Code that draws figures
_____

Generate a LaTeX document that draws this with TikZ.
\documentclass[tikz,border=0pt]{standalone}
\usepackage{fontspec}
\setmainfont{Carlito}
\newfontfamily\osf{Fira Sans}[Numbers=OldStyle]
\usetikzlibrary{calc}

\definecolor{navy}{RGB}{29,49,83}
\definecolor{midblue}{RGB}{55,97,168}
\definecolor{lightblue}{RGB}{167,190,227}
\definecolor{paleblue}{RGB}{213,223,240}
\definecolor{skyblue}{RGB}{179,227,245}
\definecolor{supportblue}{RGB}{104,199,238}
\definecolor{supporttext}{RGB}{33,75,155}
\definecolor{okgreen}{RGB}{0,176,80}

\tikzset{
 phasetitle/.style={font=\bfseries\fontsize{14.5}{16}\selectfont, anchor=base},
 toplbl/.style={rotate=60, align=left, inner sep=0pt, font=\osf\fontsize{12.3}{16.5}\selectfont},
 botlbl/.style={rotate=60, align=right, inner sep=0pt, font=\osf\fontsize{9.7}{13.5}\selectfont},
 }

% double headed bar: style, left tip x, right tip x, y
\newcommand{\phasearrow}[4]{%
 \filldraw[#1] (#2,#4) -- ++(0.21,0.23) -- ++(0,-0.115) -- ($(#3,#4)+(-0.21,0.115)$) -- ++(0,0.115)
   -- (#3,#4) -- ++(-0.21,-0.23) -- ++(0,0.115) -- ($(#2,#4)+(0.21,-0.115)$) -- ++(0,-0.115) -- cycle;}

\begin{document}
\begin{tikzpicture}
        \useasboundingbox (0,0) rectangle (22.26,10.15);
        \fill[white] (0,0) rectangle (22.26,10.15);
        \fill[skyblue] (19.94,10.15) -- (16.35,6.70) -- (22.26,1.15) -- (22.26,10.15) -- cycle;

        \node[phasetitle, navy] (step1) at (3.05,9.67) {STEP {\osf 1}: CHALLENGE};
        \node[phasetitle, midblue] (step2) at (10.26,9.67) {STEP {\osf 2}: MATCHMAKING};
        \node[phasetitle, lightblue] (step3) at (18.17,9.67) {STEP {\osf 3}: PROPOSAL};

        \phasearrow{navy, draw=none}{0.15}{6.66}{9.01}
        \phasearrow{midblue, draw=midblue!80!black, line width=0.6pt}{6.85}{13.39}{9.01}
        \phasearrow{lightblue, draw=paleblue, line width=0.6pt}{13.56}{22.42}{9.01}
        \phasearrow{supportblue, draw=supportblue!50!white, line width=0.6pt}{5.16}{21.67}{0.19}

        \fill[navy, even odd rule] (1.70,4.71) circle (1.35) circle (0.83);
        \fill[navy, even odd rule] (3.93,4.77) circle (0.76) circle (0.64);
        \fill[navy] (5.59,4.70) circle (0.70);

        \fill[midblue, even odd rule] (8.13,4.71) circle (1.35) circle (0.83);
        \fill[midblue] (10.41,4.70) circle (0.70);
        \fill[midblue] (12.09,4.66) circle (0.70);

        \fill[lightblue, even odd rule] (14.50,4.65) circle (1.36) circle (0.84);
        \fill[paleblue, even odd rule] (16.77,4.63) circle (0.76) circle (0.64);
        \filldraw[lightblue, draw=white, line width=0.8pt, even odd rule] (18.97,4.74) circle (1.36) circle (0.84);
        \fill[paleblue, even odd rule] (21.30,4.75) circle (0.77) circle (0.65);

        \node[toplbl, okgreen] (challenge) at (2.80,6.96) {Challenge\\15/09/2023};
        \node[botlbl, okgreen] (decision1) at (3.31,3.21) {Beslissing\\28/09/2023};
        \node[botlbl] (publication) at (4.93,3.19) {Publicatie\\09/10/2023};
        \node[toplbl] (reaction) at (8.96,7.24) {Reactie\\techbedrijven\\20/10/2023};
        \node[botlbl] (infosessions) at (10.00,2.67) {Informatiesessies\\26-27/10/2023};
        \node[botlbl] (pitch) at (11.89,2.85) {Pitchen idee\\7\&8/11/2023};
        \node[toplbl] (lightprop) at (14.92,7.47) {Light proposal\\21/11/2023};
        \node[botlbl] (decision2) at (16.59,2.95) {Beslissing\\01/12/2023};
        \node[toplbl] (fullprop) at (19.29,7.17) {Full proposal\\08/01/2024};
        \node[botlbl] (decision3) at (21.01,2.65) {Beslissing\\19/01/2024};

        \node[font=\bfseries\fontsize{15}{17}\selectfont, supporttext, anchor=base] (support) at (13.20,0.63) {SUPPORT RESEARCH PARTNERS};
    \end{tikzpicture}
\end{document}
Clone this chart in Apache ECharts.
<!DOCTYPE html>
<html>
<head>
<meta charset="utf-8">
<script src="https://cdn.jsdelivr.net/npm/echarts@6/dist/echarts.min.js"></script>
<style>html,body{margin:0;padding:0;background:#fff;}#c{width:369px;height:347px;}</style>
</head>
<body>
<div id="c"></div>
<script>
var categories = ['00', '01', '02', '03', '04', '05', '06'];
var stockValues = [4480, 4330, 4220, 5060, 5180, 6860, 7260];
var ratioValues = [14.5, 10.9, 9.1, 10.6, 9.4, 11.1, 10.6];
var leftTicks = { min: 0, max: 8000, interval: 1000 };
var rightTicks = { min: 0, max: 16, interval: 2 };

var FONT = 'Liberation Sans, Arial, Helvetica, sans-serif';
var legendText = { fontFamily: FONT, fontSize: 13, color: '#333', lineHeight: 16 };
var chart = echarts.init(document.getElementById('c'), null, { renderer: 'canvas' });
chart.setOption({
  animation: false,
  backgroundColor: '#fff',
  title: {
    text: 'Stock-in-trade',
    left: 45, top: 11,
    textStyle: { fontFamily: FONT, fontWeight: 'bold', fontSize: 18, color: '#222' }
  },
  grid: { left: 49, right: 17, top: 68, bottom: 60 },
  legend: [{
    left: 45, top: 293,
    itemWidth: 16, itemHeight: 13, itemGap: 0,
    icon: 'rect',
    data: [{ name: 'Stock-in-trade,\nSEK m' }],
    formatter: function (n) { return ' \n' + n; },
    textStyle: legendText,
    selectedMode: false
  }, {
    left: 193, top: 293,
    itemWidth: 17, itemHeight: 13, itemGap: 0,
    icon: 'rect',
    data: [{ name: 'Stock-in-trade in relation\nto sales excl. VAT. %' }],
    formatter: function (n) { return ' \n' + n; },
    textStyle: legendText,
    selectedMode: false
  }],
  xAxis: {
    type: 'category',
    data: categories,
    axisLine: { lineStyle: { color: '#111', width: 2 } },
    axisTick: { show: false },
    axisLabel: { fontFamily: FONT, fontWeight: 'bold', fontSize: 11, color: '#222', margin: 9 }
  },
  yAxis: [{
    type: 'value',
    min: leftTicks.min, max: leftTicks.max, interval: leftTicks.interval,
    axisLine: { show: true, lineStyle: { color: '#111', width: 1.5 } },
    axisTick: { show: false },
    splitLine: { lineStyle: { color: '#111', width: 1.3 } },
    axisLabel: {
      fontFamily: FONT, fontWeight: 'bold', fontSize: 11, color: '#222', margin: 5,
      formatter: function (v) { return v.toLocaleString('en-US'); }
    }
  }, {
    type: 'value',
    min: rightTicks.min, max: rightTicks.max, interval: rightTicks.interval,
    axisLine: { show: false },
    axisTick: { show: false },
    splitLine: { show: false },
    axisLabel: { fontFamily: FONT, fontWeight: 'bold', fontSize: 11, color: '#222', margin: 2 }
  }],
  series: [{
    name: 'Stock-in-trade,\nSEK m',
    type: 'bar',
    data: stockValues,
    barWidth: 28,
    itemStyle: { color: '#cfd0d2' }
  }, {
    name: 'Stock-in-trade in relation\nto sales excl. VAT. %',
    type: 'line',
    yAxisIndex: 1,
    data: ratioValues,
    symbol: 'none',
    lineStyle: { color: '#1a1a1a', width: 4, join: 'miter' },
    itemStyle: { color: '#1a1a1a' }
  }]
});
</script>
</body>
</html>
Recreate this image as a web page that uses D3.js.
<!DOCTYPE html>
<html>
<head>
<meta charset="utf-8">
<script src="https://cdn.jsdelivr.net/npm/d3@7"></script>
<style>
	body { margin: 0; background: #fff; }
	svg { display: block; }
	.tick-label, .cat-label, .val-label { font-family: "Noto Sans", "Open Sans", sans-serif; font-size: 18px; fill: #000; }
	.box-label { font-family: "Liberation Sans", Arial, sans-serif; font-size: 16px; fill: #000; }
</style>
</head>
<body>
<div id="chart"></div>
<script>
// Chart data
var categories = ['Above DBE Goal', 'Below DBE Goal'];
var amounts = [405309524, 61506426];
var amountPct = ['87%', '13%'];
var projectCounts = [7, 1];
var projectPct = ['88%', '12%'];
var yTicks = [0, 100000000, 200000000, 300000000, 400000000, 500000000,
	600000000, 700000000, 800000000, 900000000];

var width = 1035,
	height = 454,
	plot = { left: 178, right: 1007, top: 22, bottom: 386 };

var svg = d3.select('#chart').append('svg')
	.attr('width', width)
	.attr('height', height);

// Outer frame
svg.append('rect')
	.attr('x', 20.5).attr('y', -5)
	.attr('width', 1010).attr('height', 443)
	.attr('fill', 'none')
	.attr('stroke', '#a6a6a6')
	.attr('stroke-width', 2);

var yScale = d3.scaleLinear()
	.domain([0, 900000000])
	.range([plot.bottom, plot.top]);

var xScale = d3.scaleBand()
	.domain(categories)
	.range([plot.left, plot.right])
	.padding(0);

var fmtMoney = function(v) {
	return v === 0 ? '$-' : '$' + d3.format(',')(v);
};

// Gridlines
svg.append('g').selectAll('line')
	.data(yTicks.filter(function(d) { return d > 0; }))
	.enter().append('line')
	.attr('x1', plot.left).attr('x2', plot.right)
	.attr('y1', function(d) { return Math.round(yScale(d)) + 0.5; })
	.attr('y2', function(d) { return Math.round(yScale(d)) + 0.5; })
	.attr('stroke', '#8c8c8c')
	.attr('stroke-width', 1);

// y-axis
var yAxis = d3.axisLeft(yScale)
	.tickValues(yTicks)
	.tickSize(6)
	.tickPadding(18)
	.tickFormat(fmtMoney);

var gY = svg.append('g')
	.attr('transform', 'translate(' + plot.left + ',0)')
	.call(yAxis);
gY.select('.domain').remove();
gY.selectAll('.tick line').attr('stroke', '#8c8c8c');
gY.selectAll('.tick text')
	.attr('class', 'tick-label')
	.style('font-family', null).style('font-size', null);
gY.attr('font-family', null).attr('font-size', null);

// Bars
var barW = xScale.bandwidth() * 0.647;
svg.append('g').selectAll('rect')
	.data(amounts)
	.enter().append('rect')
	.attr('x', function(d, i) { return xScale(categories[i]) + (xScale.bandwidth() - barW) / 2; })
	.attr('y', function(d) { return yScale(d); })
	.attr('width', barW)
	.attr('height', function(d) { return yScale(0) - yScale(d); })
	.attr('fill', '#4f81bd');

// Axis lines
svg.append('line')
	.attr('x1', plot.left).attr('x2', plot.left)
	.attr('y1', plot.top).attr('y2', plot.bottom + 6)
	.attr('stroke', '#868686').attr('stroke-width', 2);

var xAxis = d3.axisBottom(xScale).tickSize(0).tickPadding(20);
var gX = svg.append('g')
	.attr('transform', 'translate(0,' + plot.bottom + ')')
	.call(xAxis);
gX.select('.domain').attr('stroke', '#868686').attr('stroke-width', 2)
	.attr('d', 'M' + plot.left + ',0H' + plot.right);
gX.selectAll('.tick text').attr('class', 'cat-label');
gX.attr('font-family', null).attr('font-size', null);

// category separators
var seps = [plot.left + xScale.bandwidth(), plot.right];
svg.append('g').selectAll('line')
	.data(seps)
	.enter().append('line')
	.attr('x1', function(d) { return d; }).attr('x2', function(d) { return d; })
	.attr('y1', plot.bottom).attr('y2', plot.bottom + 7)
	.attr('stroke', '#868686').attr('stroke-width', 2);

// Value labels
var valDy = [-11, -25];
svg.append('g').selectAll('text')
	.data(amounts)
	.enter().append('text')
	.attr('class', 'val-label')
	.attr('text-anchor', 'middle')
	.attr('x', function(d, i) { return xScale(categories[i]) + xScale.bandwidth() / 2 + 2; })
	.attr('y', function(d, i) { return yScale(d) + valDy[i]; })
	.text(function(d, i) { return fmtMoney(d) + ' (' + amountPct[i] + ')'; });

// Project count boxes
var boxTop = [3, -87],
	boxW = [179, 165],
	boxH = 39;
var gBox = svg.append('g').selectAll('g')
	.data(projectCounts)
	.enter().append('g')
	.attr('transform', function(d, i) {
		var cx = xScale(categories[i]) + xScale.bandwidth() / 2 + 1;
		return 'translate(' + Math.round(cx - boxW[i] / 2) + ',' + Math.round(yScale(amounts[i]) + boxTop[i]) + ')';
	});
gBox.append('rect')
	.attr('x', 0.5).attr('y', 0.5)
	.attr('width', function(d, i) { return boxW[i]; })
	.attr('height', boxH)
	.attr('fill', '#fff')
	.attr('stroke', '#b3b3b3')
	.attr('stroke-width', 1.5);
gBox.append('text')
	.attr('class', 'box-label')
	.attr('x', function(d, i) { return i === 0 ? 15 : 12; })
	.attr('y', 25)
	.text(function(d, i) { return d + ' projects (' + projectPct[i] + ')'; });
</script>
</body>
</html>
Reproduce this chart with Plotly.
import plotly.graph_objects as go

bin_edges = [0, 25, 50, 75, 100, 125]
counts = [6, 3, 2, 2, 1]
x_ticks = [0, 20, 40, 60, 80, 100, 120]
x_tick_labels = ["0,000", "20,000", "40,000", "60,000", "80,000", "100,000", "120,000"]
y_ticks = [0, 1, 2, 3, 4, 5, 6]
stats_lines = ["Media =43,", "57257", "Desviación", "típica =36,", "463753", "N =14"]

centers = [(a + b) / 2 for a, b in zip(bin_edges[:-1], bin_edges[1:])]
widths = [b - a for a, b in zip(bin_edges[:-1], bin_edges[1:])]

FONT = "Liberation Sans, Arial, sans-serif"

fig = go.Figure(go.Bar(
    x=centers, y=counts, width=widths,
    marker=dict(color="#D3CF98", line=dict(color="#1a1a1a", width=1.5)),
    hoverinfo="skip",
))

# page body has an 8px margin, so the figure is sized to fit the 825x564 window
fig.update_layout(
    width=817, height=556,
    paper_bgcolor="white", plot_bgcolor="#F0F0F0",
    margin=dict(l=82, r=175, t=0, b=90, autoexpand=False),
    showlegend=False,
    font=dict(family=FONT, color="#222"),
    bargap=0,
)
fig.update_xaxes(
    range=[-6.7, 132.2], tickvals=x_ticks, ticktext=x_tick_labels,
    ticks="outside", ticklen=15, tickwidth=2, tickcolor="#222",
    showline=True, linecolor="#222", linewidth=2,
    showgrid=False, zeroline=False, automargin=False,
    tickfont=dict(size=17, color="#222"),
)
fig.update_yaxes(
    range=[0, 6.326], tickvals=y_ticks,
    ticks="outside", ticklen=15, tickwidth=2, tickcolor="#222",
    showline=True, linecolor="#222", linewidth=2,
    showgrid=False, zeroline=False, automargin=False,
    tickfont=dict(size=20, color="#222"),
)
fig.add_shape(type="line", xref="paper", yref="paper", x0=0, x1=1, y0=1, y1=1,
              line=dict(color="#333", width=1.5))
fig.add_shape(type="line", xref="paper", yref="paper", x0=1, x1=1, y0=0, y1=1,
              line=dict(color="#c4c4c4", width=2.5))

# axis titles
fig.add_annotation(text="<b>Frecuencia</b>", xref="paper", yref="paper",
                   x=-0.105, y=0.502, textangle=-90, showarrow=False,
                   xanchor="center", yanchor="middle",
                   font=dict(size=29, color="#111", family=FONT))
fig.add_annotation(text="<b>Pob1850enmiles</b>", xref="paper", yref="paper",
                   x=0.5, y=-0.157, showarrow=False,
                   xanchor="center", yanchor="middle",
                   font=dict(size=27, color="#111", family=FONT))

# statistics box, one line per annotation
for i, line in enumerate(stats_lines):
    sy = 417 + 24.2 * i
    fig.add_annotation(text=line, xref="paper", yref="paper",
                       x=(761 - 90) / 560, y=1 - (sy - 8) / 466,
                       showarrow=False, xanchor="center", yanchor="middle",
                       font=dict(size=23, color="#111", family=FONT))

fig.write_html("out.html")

_____

Quote verbatim the opening lines of the listing above, ending with the line where "(22.26,10.15) -- cycle;" appears; include both endpoints and nothing more.

- ANSWER TO THE EXERCISE -
Generate a LaTeX document that draws this with TikZ.
\documentclass[tikz,border=0pt]{standalone}
\usepackage{fontspec}
\setmainfont{Carlito}
\newfontfamily\osf{Fira Sans}[Numbers=OldStyle]
\usetikzlibrary{calc}

\definecolor{navy}{RGB}{29,49,83}
\definecolor{midblue}{RGB}{55,97,168}
\definecolor{lightblue}{RGB}{167,190,227}
\definecolor{paleblue}{RGB}{213,223,240}
\definecolor{skyblue}{RGB}{179,227,245}
\definecolor{supportblue}{RGB}{104,199,238}
\definecolor{supporttext}{RGB}{33,75,155}
\definecolor{okgreen}{RGB}{0,176,80}

\tikzset{
 phasetitle/.style={font=\bfseries\fontsize{14.5}{16}\selectfont, anchor=base},
 toplbl/.style={rotate=60, align=left, inner sep=0pt, font=\osf\fontsize{12.3}{16.5}\selectfont},
 botlbl/.style={rotate=60, align=right, inner sep=0pt, font=\osf\fontsize{9.7}{13.5}\selectfont},
 }

% double headed bar: style, left tip x, right tip x, y
\newcommand{\phasearrow}[4]{%
 \filldraw[#1] (#2,#4) -- ++(0.21,0.23) -- ++(0,-0.115) -- ($(#3,#4)+(-0.21,0.115)$) -- ++(0,0.115)
   -- (#3,#4) -- ++(-0.21,-0.23) -- ++(0,0.115) -- ($(#2,#4)+(0.21,-0.115)$) -- ++(0,-0.115) -- cycle;}

\begin{document}
\begin{tikzpicture}
        \useasboundingbox (0,0) rectangle (22.26,10.15);
        \fill[white] (0,0) rectangle (22.26,10.15);
        \fill[skyblue] (19.94,10.15) -- (16.35,6.70) -- (22.26,1.15) -- (22.26,10.15) -- cycle;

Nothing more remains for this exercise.